This six-acre urban farm in Ohio City is the site of the annual Refugee Response benefit.
“It’s going to be a little different this year,” executive director Patrick Kearns says of the annual Refugee Response
benefit on Oct. 2. “This year we’re really excited because we get to showcase the food, the culture and the cuisine of a lot of the folks we are honored to serve through our work and to put a spotlight on some food that people might not encounter on a regular basis.”
For 11 years, Refugee Response has worked “to help newly arriving families turn this new place into a new home and have success once they arrive,” explains Kearns. Funds are raised for the organization via this benefit, but also from the fruits of the six-acre farm in Ohio City, which is one of the largest, longest-lasting and most productive urban farms in America. Those fresh foods are sold to area restaurants, at the farm stand and through direct-to-consumer CSAs.
In years past, the food served at the event has been provided by Cleveland’s top chefs. This year, the organization opted to switch gears and highlight a diverse selection of cuisine, add Kearns.
“This is a global cuisine that is reflective of the folks that we work with as well as a lot of the folks that have been coming into Cleveland,” he says.
At least 15 refugee- and immigrant-owned restaurants and catering businesses will be preparing a tantalizing selection of compelling foods.
Habesha, an Ethiopian and Eritrean restaurant on Cleveland’s west side, will serve sambusas.

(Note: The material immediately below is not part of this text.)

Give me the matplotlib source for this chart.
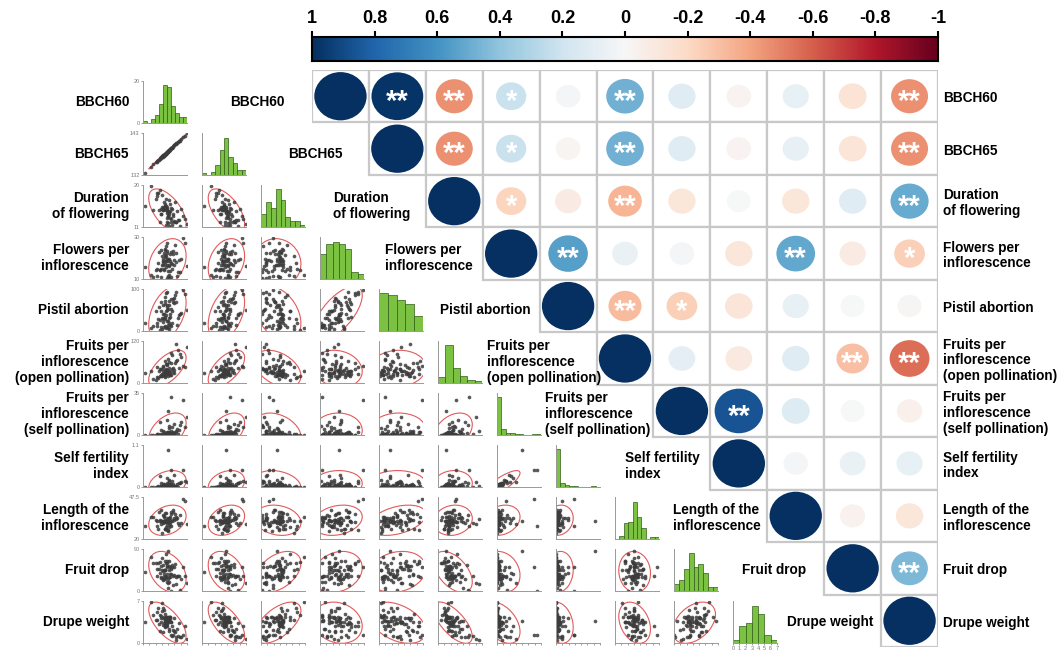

Chef Jose Coronado will serve Guatemalan vegan ceviche. Thomas Khoon, a Karen refugee from Burma and Refugee Response staff member, will serve coconut noodle soup, crispy cakes and tea leaf salad. Ohio Kabob Grill will serve Kabuli pulao, koobideh (beef and lamb) kabobs, and hummus with naan baked on-site in a tandoor oven. Furahi: A Taste of Home will serve Congolese sambusas and beignets. Liu Fang and Carl Setzer will serve steamed spicy Sichuan beef baozi, pan-fried kielbasa baozi, coconut sauerkraut bing and cherry chocolate mooncake. Hujra will serve khajoor, a sweet treat from Afghanistan. Tasty Space will serve Ukrainian chocolate and honey cream cakes with berries.
All the food, along with an open bar, open seating, stage for speakers and live entertainment, will be located under a big tent right on the farm (wear appropriate footwear).
The main gala begins at 7 p.m., while a VIP reception with champagne and hors d’oeuvres from chef and Refugee Response board member Karen Small of Flying Fig restaurant begins at 6 p.m.